**Instructions to follow**
Carry none of the pictures over; set down the material below exactly.

**Dataset section**

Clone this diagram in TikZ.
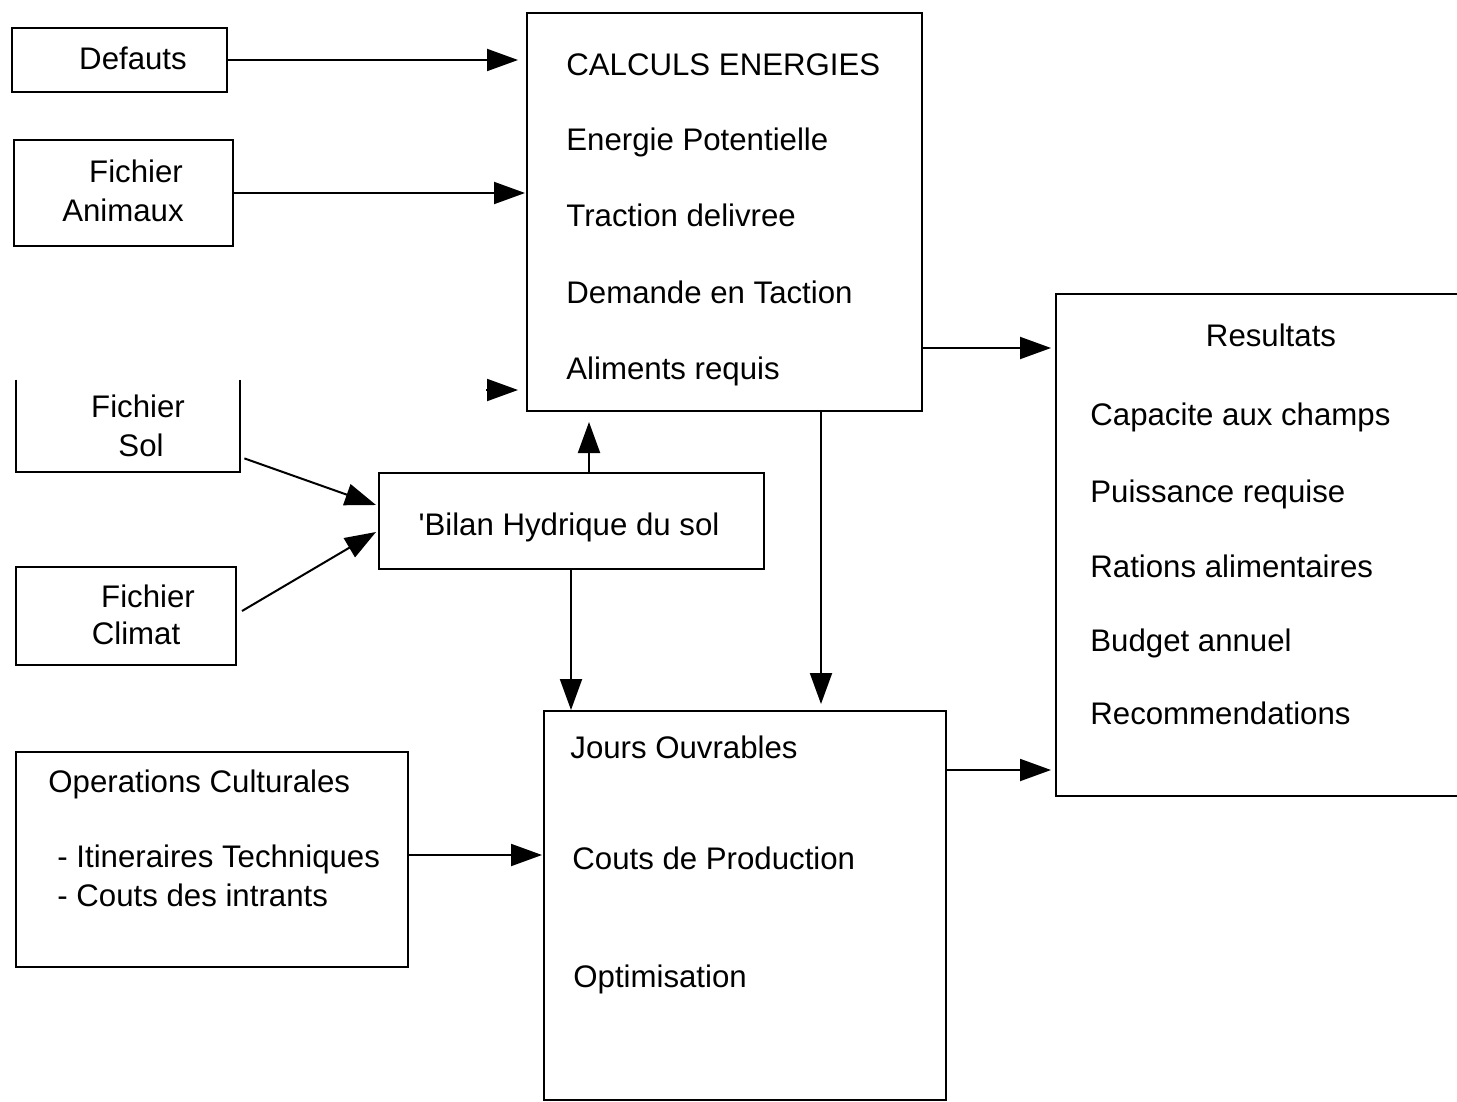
\documentclass[tikz,border=0pt]{standalone}
\usepackage{fontspec}
\setmainfont{Liberation Sans}
\usetikzlibrary{arrows.meta,fit,calc}
\begin{document}
\begin{tikzpicture}[x=0.5pt,y=-0.5pt,
  box/.style={draw,line width=1pt,inner sep=0pt},
  openbox/.style={inner sep=0pt},
  lbl/.style={inner sep=0pt,font=\fontsize{15.6pt}{19pt}\selectfont},
  lw/.style={lbl,anchor=base west},
  lc/.style={lbl,anchor=base},
  arr/.style={line width=1pt,-{Triangle[length=15.5pt,width=11pt]}}]
\useasboundingbox[fill=white] (0,0) rectangle (1457,1102);

% boxes
\node[box,fit={(12,28)(227,92)}] (def) {};
\node[box,fit={(14,140)(233,246)}] (ani) {};
\node[openbox,fit={(16,380)(240,472)}] (sol) {};
\draw[line width=1pt] (sol.north west) -- (sol.south west) -- (sol.south east) -- (sol.north east);
\node[box,fit={(16,567)(236,665)}] (cli) {};
\node[box,fit={(16,752)(408,967)}] (ops) {};
\node[box,fit={(527,13)(922,411)}] (calc) {};
\node[box,fit={(379,473)(764,569)}] (bil) {};
\node[box,fit={(544,711)(946,1100)}] (prod) {};
\node[box,fit={(1056,294)(1475,796)}] (res) {};

% texts
\node[lc] (tdef) at (133,70) {Defauts};
\node[lc] (tani1) at (136,183) {Fichier};
\node[lc] (tani2) at (123,221) {Animaux};
\node[lc] (tsol1) at (138,417) {Fichier};
\node[lc] (tsol2) at (141,456) {Sol};
\node[lc] (tcli1) at (148,607) {Fichier};
\node[lc] (tcli2) at (136,644) {Climat};
\node[lw] (tops1) at (48,792) {Operations Culturales};
\node[lw] (tops2) at (57,867) {- Itineraires Techniques};
\node[lw] (tops3) at (57,906) {- Couts des intrants};
\node[lw] (tc1) at (566,76) {CALCULS ENERGIES};
\node[lw] (tc2) at (566,151) {Energie Potentielle};
\node[lw] (tc3) at (566,227) {Traction delivree};
\node[lw] (tc4) at (566,303) {Demande en Taction};
\node[lw] (tc5) at (566,379) {Aliments requis};
\node[lc] (tbil) at (569,535) {\textquotesingle Bilan Hydrique du sol};
\node[lw] (tp1) at (570,758) {Jours Ouvrables};
\node[lw] (tp2) at (572,869) {Couts de Production};
\node[lw] (tp3) at (573,987) {Optimisation};
\node[lc] (tr0) at (1271,346) {Resultats};
\node[lw] (tr1) at (1090,425) {Capacite aux champs};
\node[lw] (tr2) at (1090,502) {Puissance requise};
\node[lw] (tr3) at (1090,577) {Rations alimentaires};
\node[lw] (tr4) at (1090,651) {Budget annuel};
\node[lw] (tr5) at (1090,724) {Recommendations};

% connectors
\draw[arr,shorten >=4pt] (def.east) -- (calc.west |- def.east);
\draw[arr,shorten >=0.5pt] (ani.east) -- (calc.west |- ani.east);
\coordinate (lone) at (486,390);
\draw[arr,shorten >=4pt] (lone) -- (calc.west |- lone);
\draw[arr] ($(sol.south east)+(4,-14)$) -- ($(bil.west)+(-2,-16)$);
\draw[arr] ($(cli.east)+(5,-5)$) -- ($(bil.west)+(-2,11)$);
\coordinate (bup) at ($(bil.north west)+(211,0)$);
\draw[arr,shorten >=5pt] (bup) -- (calc.south -| bup);
\coordinate (bdn) at ($(bil.south west)+(193,0)$);
\draw[arr] (bdn) -- (prod.north -| bdn);
\coordinate (cdn) at ($(calc.south west)+(295,0)$);
\draw[arr,shorten >=3pt] (cdn) -- (prod.north -| cdn);
\coordinate (cr) at (922,348);
\draw[arr,shorten >=2pt] (cr) -- (res.west |- cr);
\coordinate (pr) at (946,770);
\draw[arr,shorten >=2pt] (pr) -- (res.west |- pr);
\coordinate (orr) at (408,855);
\draw[arr,shorten >=0.5pt] (orr) -- (prod.west |- orr);
\end{tikzpicture}
\end{document}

**Complete answer**
Clone this diagram in TikZ.
\documentclass[tikz,border=0pt]{standalone}
\usepackage{fontspec}
\setmainfont{Liberation Sans}
\usetikzlibrary{arrows.meta,fit,calc}
\begin{document}
\begin{tikzpicture}[x=0.5pt,y=-0.5pt,
  box/.style={draw,line width=1pt,inner sep=0pt},
  openbox/.style={inner sep=0pt},
  lbl/.style={inner sep=0pt,font=\fontsize{15.6pt}{19pt}\selectfont},
  lw/.style={lbl,anchor=base west},
  lc/.style={lbl,anchor=base},
  arr/.style={line width=1pt,-{Triangle[length=15.5pt,width=11pt]}}]
\useasboundingbox[fill=white] (0,0) rectangle (1457,1102);

% boxes
\node[box,fit={(12,28)(227,92)}] (def) {};
\node[box,fit={(14,140)(233,246)}] (ani) {};
\node[openbox,fit={(16,380)(240,472)}] (sol) {};
\draw[line width=1pt] (sol.north west) -- (sol.south west) -- (sol.south east) -- (sol.north east);
\node[box,fit={(16,567)(236,665)}] (cli) {};
\node[box,fit={(16,752)(408,967)}] (ops) {};
\node[box,fit={(527,13)(922,411)}] (calc) {};
\node[box,fit={(379,473)(764,569)}] (bil) {};
\node[box,fit={(544,711)(946,1100)}] (prod) {};
\node[box,fit={(1056,294)(1475,796)}] (res) {};

% texts
\node[lc] (tdef) at (133,70) {Defauts};
\node[lc] (tani1) at (136,183) {Fichier};
\node[lc] (tani2) at (123,221) {Animaux};
\node[lc] (tsol1) at (138,417) {Fichier};
\node[lc] (tsol2) at (141,456) {Sol};
\node[lc] (tcli1) at (148,607) {Fichier};
\node[lc] (tcli2) at (136,644) {Climat};
\node[lw] (tops1) at (48,792) {Operations Culturales};
\node[lw] (tops2) at (57,867) {- Itineraires Techniques};
\node[lw] (tops3) at (57,906) {- Couts des intrants};
\node[lw] (tc1) at (566,76) {CALCULS ENERGIES};
\node[lw] (tc2) at (566,151) {Energie Potentielle};
\node[lw] (tc3) at (566,227) {Traction delivree};
\node[lw] (tc4) at (566,303) {Demande en Taction};
\node[lw] (tc5) at (566,379) {Aliments requis};
\node[lc] (tbil) at (569,535) {\textquotesingle Bilan Hydrique du sol};
\node[lw] (tp1) at (570,758) {Jours Ouvrables};
\node[lw] (tp2) at (572,869) {Couts de Production};
\node[lw] (tp3) at (573,987) {Optimisation};
\node[lc] (tr0) at (1271,346) {Resultats};
\node[lw] (tr1) at (1090,425) {Capacite aux champs};
\node[lw] (tr2) at (1090,502) {Puissance requise};
\node[lw] (tr3) at (1090,577) {Rations alimentaires};
\node[lw] (tr4) at (1090,651) {Budget annuel};
\node[lw] (tr5) at (1090,724) {Recommendations};

% connectors
\draw[arr,shorten >=4pt] (def.east) -- (calc.west |- def.east);
\draw[arr,shorten >=0.5pt] (ani.east) -- (calc.west |- ani.east);
\coordinate (lone) at (486,390);
\draw[arr,shorten >=4pt] (lone) -- (calc.west |- lone);
\draw[arr] ($(sol.south east)+(4,-14)$) -- ($(bil.west)+(-2,-16)$);
\draw[arr] ($(cli.east)+(5,-5)$) -- ($(bil.west)+(-2,11)$);
\coordinate (bup) at ($(bil.north west)+(211,0)$);
\draw[arr,shorten >=5pt] (bup) -- (calc.south -| bup);
\coordinate (bdn) at ($(bil.south west)+(193,0)$);
\draw[arr] (bdn) -- (prod.north -| bdn);
\coordinate (cdn) at ($(calc.south west)+(295,0)$);
\draw[arr,shorten >=3pt] (cdn) -- (prod.north -| cdn);
\coordinate (cr) at (922,348);
\draw[arr,shorten >=2pt] (cr) -- (res.west |- cr);
\coordinate (pr) at (946,770);
\draw[arr,shorten >=2pt] (pr) -- (res.west |- pr);
\coordinate (orr) at (408,855);
\draw[arr,shorten >=0.5pt] (orr) -- (prod.west |- orr);
\end{tikzpicture}
\end{document}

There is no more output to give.